Ma non è questo il problema più importante, nel campo in questione. La vera difficoltà nasce dai tentativi di McDonaldizzare gli sport per raggiungere risultato numerici più alti che si può a detrimento della qualità del gioco.
Nel basket la tendenza è rappresentata dai 24 secondi per professionisti e dai 35 secondi per le gare nei college, tempi concessi alla squadra in possesso di palla per tentare il canestro. Non tanto tempo fa il basket era un gioco molto più tranquillo. Una squadra poteva portare palla per il campo e prendersi tutto il tempo necessario per mettere un giocatore in condizione di fare un buon tiro. I tifosi di una volta si esaltavano davanti alle strategie e alle manovre messi in atto in questa operazione.
Sul finire della gara, la squadra con un vantaggio anche minimo poteva cercare di “congelare” la palla, vale a dire evitare di arrischiare un tiro difficile che, se fuori canestro, poteva regalare all’avversario il possesso di palla e la possibilità di ridurre, o persino strappare, il vantaggio.
Nel corso degli ultimi decenni la direzione del basket professionistico e universitario ha deciso che i tifosi cresciuti nell’età di McDonald’s avevano bisogno di assistere a gare più veloci e di vedere un maggior numero di canestri. In altre parole, che volevano dal basket la stessa cosa che ricevevano dai fast-food, cioè gran velocità e grandi quantità.

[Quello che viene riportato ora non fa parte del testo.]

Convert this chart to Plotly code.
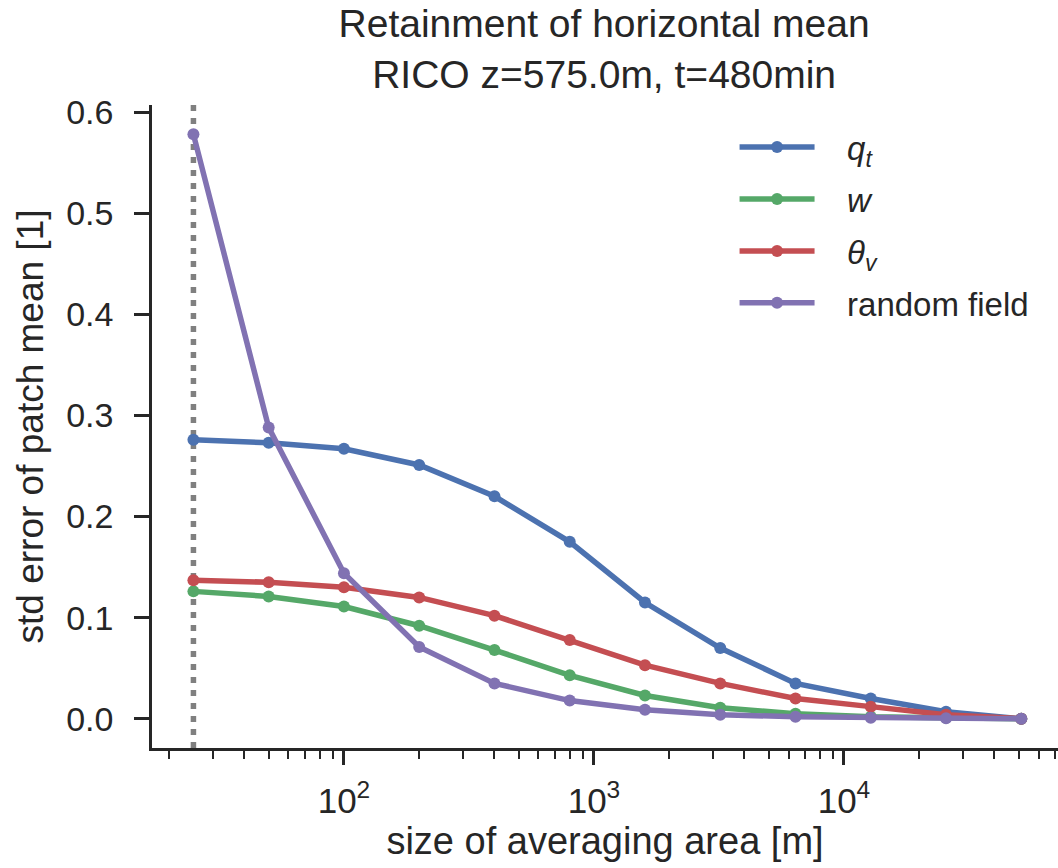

Si credeva, evidentemente a ragione, che partite più veloci e con punteggi più alti avrebbero significato pubblico più numeroso e maggiori incassi. Sicché la comparsa della regola dei 24 e 35 secondi portò a gare più dinamiche e con punteggi più alti, nelle quali molti più canestri venivano tentati e realizzati. Ma molti appassionati di questo sport hanno la sensazione che questo stile “corri e tira”, indotto dai segnatempo, abbia rovinato la qualità del gioco. Addio tecniche di gioco individuale e di squadra che rendevano il gioco così allettante per i puristi.